The way the two complete each other is so powerful and beautiful and Linder accomplishes that spark and chemistry that Bronte created for Eyre and Rochester. I don’t believe in soulmates entirely, but Linder comes close to convincing me. The strength of their love is unmistakable, and though at times their love isn’t perfect, the two learn and grow from each other, and are true companions. Rathburn, in true Rochester character, is at times a bit overbearing and strange in the way he approaches their relationship, but he and she grow as people together. Their relationship feels real, they give and take, and cry and laugh together, and the romantic in me is hooked from the first moment they meet, he in his fancy sports car, her in her plain oxford blouse.

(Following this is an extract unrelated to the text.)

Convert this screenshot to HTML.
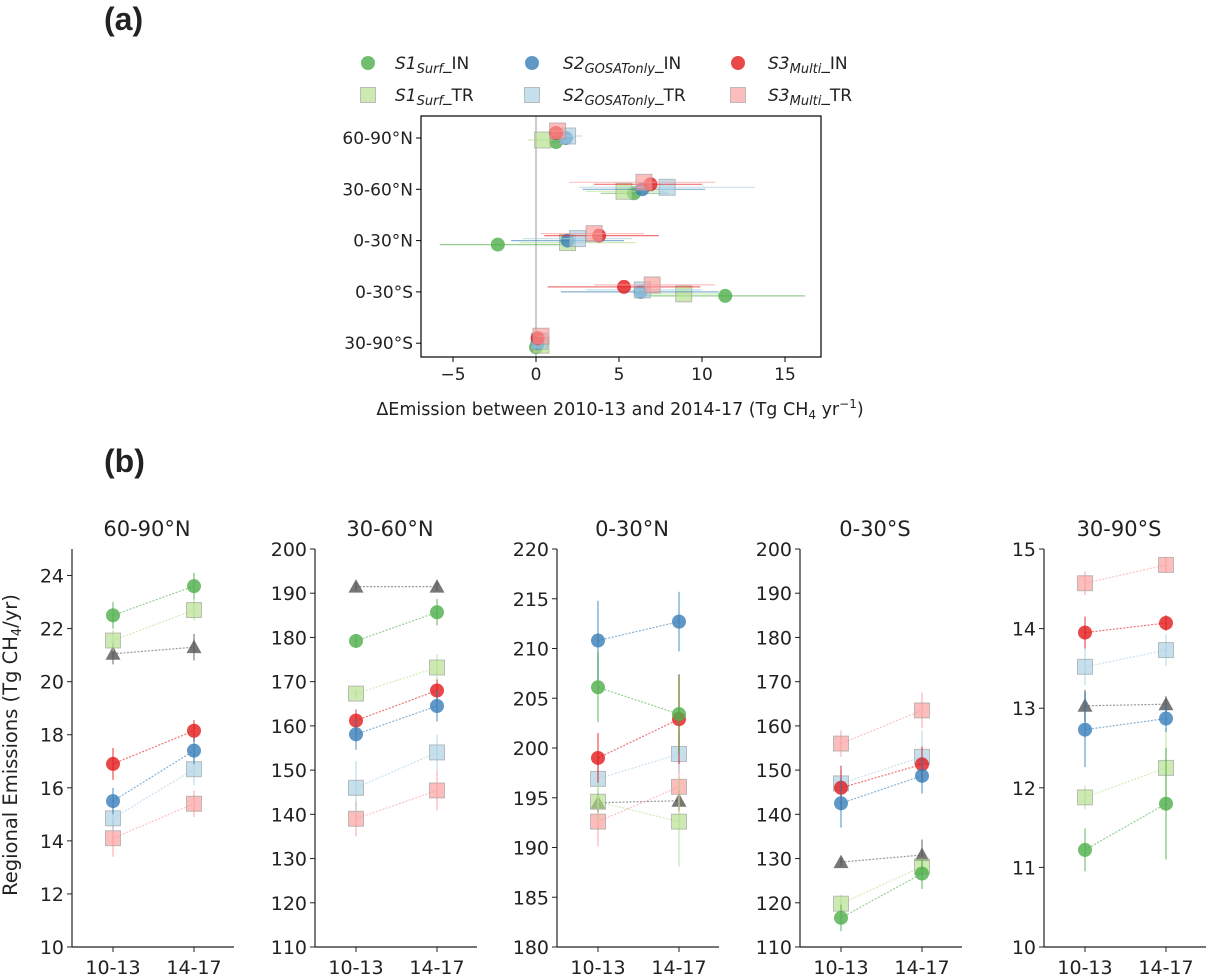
<!DOCTYPE html>
<html><head><meta charset="utf-8">
<style>
body{margin:0;background:#fff;width:1208px;height:978px;overflow:hidden}
svg{display:block}
text{font-family:"DejaVu Sans","Liberation Sans",sans-serif;fill:#222}
</style></head>
<body>
<svg id="fig" width="1208" height="978" xmlns="http://www.w3.org/2000/svg">
<text x="104" y="30" style="font-family:'Liberation Sans',sans-serif;font-weight:bold;font-size:32px" fill="#000">(a)</text>
<text x="104" y="472" style="font-family:'Liberation Sans',sans-serif;font-weight:bold;font-size:32px" fill="#000">(b)</text>
<g id="legend"></g>
<g id="pa"></g>
<g id="pb"></g>
</svg>
<script>
// ---------- Panel (a) data ----------
const regionsA = ["60-90°N","30-60°N","0-30°N","0-30°S","30-90°S"];
const seriesNames = ["S1_IN","S1_TR","S2_IN","S2_TR","S3_IN","S3_TR"];
const S1_IN_a  = [1.2, 5.9, -2.3, 11.4, 0.0];
const S1_IN_lo = [0.9, 3.9, -5.8, 6.6, -0.1];
const S1_IN_hi = [1.5, 8.0, 1.5, 16.2, 0.1];
const S1_TR_a  = [0.4, 5.3, 1.9, 8.9, 0.3];
const S1_TR_lo = [-0.5, 3.0, -1.0, 6.0, 0.1];
const S1_TR_hi = [1.0, 7.8, 6.0, 11.0, 0.5];
const S2_IN_a  = [1.8, 6.4, 1.9, 6.3, 0.1];
const S2_IN_lo = [1.3, 2.8, -1.5, 1.5, 0.0];
const S2_IN_hi = [2.3, 10.2, 5.3, 11.0, 0.3];
const S2_TR_a  = [1.9, 7.9, 2.5, 6.4, 0.2];
const S2_TR_lo = [1.2, 2.6, -0.8, 3.0, 0.0];
const S2_TR_hi = [2.8, 13.2, 5.8, 10.0, 0.4];
const S3_IN_a  = [1.2, 6.9, 3.8, 5.3, 0.1];
const S3_IN_lo = [0.8, 3.5, 0.5, 0.7, 0.0];
const S3_IN_hi = [1.6, 10.0, 7.4, 9.9, 0.2];
const S3_TR_a  = [1.3, 6.5, 3.5, 7.0, 0.3];
const S3_TR_lo = [0.9, 2.0, 0.3, 3.5, 0.1];
const S3_TR_hi = [1.7, 10.8, 6.5, 10.8, 0.5];
const xTicksA = [-5,0,5,10,15];

// ---------- Panel (b) data ----------
const regionsB = ["60-90°N","30-60°N","0-30°N","0-30°S","30-90°S"];
const periods = ["10-13","14-17"];
const yMinB = [10,110,180,110,10];
const yMaxB = [25,200,220,200,15];
const yTicksB = [[10,12,14,16,18,20,22,24],[110,120,130,140,150,160,170,180,190,200],[180,185,190,195,200,205,210,215,220],[110,120,130,140,150,160,170,180,190,200],[10,11,12,13,14,15]];
const prior_b = [[21.05,21.3],[191.5,191.5],[194.5,194.7],[129.2,130.8],[13.03,13.05]];
const S1_IN_b = [[22.5,23.6],[179.2,185.7],[206.1,203.4],[116.6,126.6],[11.22,11.8]];
const S1_TR_b = [[21.55,22.7],[167.3,173.2],[194.6,192.6],[119.8,128.2],[11.88,12.25]];
const S2_IN_b = [[15.5,17.4],[158.1,164.5],[210.8,212.7],[142.5,148.7],[12.73,12.87]];
const S2_TR_b = [[14.85,16.7],[146,154],[196.9,199.4],[147,153],[13.52,13.73]];
const S3_IN_b = [[16.9,18.15],[161.2,168],[199,202.9],[146,151.3],[13.95,14.07]];
const S3_TR_b = [[14.1,15.4],[139,145.4],[192.6,196.1],[156,163.5],[14.57,14.8]];
const prior_e = [[0.4,0.5],[1,1],[1,1],[1,3.5],[0.2,0.1]];
const S1_IN_e = [[0.5,0.5],[1.5,3],[3.5,4],[3,3.5],[0.27,0.7]];
const S1_TR_e = [[0.4,0.4],[1,3],[2,4.5],[2,2],[0.15,0.5]];
const S2_IN_e = [[0.5,0.5],[3.5,3.5],[4,3],[5.5,4],[0.47,0.17]];
const S2_TR_e = [[0.5,0.6],[6,4],[2,2],[3,6],[0.23,0.2]];
const S3_IN_e = [[0.6,0.4],[2.5,2.5],[2.5,4.5],[5,4],[0.2,0.1]];
const S3_TR_e = [[0.7,0.5],[4,4.5],[2.5,2.5],[3,4],[0.15,0.1]];

const NS="http://www.w3.org/2000/svg";
function mk(tag,attrs,parent,txt){const e=document.createElementNS(NS,tag);for(const k in attrs)e.setAttribute(k,attrs[k]);if(txt!==undefined)e.textContent=txt;parent.appendChild(e);return e;}
const COL={S1_IN:"#4daf4a",S1_TR:"#b2df8a",S2_IN:"#377eb8",S2_TR:"#a6cee3",S3_IN:"#e41a1c",S3_TR:"#fb9a99",prior:"#555"};
const SHAPE={S1_IN:"c",S1_TR:"s",S2_IN:"c",S2_TR:"s",S3_IN:"c",S3_TR:"s",prior:"t"};
function marker(g,type,x,y,col,r,name){
  let e;
  if(type==="c"){e=mk("circle",{cx:x,cy:y,r:r,fill:col,"fill-opacity":0.8},g);}
  else if(type==="s"){e=mk("rect",{x:x-r,y:y-r,width:2*r,height:2*r,fill:col,"fill-opacity":0.65,stroke:"#999","stroke-opacity":0.6,"stroke-width":1},g);}
  else {e=mk("path",{d:`M${x},${y-r} L${x+r},${y+r*0.8} L${x-r},${y+r*0.8}Z`,fill:col,"fill-opacity":0.8},g);}
  
  
  return e;
}

// ---------- Legend ----------
const lg=document.getElementById("legend");
const legItems=[["S1","Surf","IN","S1_IN",368,63,395],["S1","Surf","TR","S1_TR",368,95,395],["S2","GOSATonly","IN","S2_IN",532,63,563],["S2","GOSATonly","TR","S2_TR",532,95,563],["S3","Multi","IN","S3_IN",738,63,768],["S3","Multi","TR","S3_TR",738,95,768]];
legItems.forEach(it=>{
  const g=mk("g",{},lg);
  
  
  marker(g,SHAPE[it[3]],it[4],it[5],COL[it[3]],it[3].endsWith("IN")?7:7.5,'legend-marker');
  const t=mk("text",{x:it[6],y:it[5]+6,"font-size":"17"},g);
  mk("tspan",{"font-style":"italic"},t,it[0]);
  mk("tspan",{"font-style":"italic","font-size":"13",dy:"4"},t,it[1]);
  mk("tspan",{dy:"-4"},t,"_"+it[2]);
});

// ---------- Panel (a) ----------
const pa=document.getElementById("pa");
const AX={l:421,r:821,t:116,b:357};
const xA=v=>536+v*16.6;
const yCat=i=>138+i*51.3;
const offA={S1_IN:4,S1_TR:2,S2_IN:0,S2_TR:-2,S3_IN:-5,S3_TR:-7};
const aVals={S1_IN:[S1_IN_a,S1_IN_lo,S1_IN_hi],S1_TR:[S1_TR_a,S1_TR_lo,S1_TR_hi],S2_IN:[S2_IN_a,S2_IN_lo,S2_IN_hi],S2_TR:[S2_TR_a,S2_TR_lo,S2_TR_hi],S3_IN:[S3_IN_a,S3_IN_lo,S3_IN_hi],S3_TR:[S3_TR_a,S3_TR_lo,S3_TR_hi]};
let zl=mk("line",{x1:xA(0),x2:xA(0),y1:AX.t,y2:AX.b,stroke:"#999","stroke-width":1},pa);

seriesNames.forEach(s=>{
  const g=mk("g",{},pa);
  
  
  const [v,lo,hi]=aVals[s];
  v.forEach((val,i)=>{
    const y=yCat(i)+offA[s];
    const eb=mk("line",{x1:xA(lo[i]),x2:xA(hi[i]),y1:y,y2:y,stroke:COL[s],"stroke-opacity":0.6,"stroke-width":1.2},g);
    
  });
  v.forEach((val,i)=>{marker(g,SHAPE[s],xA(val),yCat(i)+offA[s],COL[s],SHAPE[s]==="c"?7:8,'point-'+s.toLowerCase());});
});
let fr=mk("rect",{x:AX.l,y:AX.t,width:AX.r-AX.l,height:AX.b-AX.t,fill:"none",stroke:"#000","stroke-width":1.2},pa);

xTicksA.forEach(t=>{
  const x=xA(t);
  mk("line",{x1:x,x2:x,y1:AX.b,y2:AX.b+5,stroke:"#000"},pa);
  const tl=mk("text",{x:x,y:AX.b+23,"font-size":"17","text-anchor":"middle"},pa,t<0?"−"+(-t):String(t));
  
});
regionsA.forEach((r,i)=>{
  const y=yCat(i);
  mk("line",{x1:AX.l-5,x2:AX.l,y1:y,y2:y,stroke:"#000"},pa);
  const tl=mk("text",{x:AX.l-8,y:y+6,"font-size":"17","text-anchor":"end"},pa,r.replace("°","°"));
  
});
const xt=mk("text",{x:620,y:415,"font-size":"17.5","text-anchor":"middle"},pa);

mk("tspan",{},xt,"ΔEmission between 2010-13 and 2014-17 (Tg CH");
mk("tspan",{"font-size":"12",dy:"4"},xt,"4");
mk("tspan",{dy:"-4"},xt," yr");
mk("tspan",{"font-size":"12",dy:"-7"},xt,"−1");
mk("tspan",{dy:"7"},xt,")");

// ---------- Panel (b) ----------
const pb=document.getElementById("pb");
const spX=[72,315,557,800,1044];
const PW=162, PT=549, PB=947;
const bSeries=[["prior",prior_b,prior_e],["S3_TR",S3_TR_b,S3_TR_e],["S2_TR",S2_TR_b,S2_TR_e],["S1_TR",S1_TR_b,S1_TR_e],["S3_IN",S3_IN_b,S3_IN_e],["S2_IN",S2_IN_b,S2_IN_e],["S1_IN",S1_IN_b,S1_IN_e]];
regionsB.forEach((reg,p)=>{
  const g=mk("g",{},pb);
  
  
  const x0=spX[p];
  const yS=v=>PB-(v-yMinB[p])/(yMaxB[p]-yMinB[p])*(PB-PT);
  const xS=i=>x0+41+i*81;
  const tt=mk("text",{x:x0+PW/2-6,y:536,"font-size":"21","text-anchor":"middle"},g,reg.replace("°","°"));
  
  mk("line",{x1:x0,x2:x0,y1:PT,y2:PB,stroke:"#222","stroke-width":1.2},g);
  mk("line",{x1:x0,x2:x0+PW,y1:PB,y2:PB,stroke:"#222","stroke-width":1.2},g);
  yTicksB[p].forEach(t=>{
    const y=yS(t);
    mk("line",{x1:x0-5,x2:x0,y1:y,y2:y,stroke:"#222"},g);
    const tl=mk("text",{x:x0-8,y:y+7,"font-size":"19","text-anchor":"end"},g,String(t));
    
  });
  periods.forEach((pp,i)=>{
    mk("line",{x1:xS(i),x2:xS(i),y1:PB,y2:PB+5,stroke:"#222"},g);
    const tl=mk("text",{x:xS(i),y:PB+27,"font-size":"19","text-anchor":"middle"},g,pp);
    
  });
  bSeries.forEach(([s,vals,errs])=>{
    const v=vals[p], e=errs[p];
    const ln=mk("line",{x1:xS(0),x2:xS(1),y1:yS(v[0]),y2:yS(v[1]),stroke:COL[s],"stroke-opacity":0.6,"stroke-width":1.2,"stroke-dasharray":"2,1.5"},g);
    
    v.forEach((val,i)=>{
      const eb=mk("line",{x1:xS(i),x2:xS(i),y1:yS(val-e[i]),y2:yS(val+e[i]),stroke:COL[s],"stroke-opacity":0.6,"stroke-width":1.5},g);
      
      marker(g,SHAPE[s],xS(i),yS(val),COL[s],SHAPE[s]==="c"?7:7.5,'point-'+s.toLowerCase());
    });
  });
});
const yl=mk("text",{x:0,y:0,"font-size":"19.5","text-anchor":"middle",transform:"translate(17,745) rotate(-90)"},pb);

mk("tspan",{},yl,"Regional Emissions (Tg CH");
mk("tspan",{"font-size":"13",dy:"4"},yl,"4");
mk("tspan",{dy:"-4"},yl,"/yr)");
</script>
</body></html>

Linder does a great job of bringing these classic characters into a modern world without losing the qualities and characteristics that made Jane Eyre a classic. She is able to stay true to the story, while weaving something original and yet achingly familiar. This story is wholly her own, and yet any fan of Jane Eyre will recognize it.
Parental Rating: 15 and up. There is mention of sex but nothing explicit, merely the fact it happened and the emotions of it.
Rating: 4.5 of 5 stars.
This story is by no means perfect but there is something about it that just gets me every time, something that makes me find myself skimming my shelves fingers finding it’s familiar worn bindings.
Please leave your opinion and thoughts on Jane in the comments below. Feel free to ask questions about the novel or offer a differing opinion. I highly recommend you give the book a try if you like engaging classic re-tellings, with rockstars! You can purchase a copy here.
Also, on another note while we are on topic if you are a fan of the original Jane Eyre, watch the 2011 adaptation of it aptly titled, Jane Eyre.
Mr. Rochester is played by the fabulous Michael Fassbender and Mia Wasikowska is entrapping as Jane. The movie is fabulously done, they stay utterly true to the novel while reworking the order in a fabulous way. The setting and costumes are amazing, and Michale Fassbender as Mr. Rochester may be one of the greatest things to ever happen.
It was on Netflix but unfortunately they took it off! You however can still get the disk on Netflix or rent it from Amazon.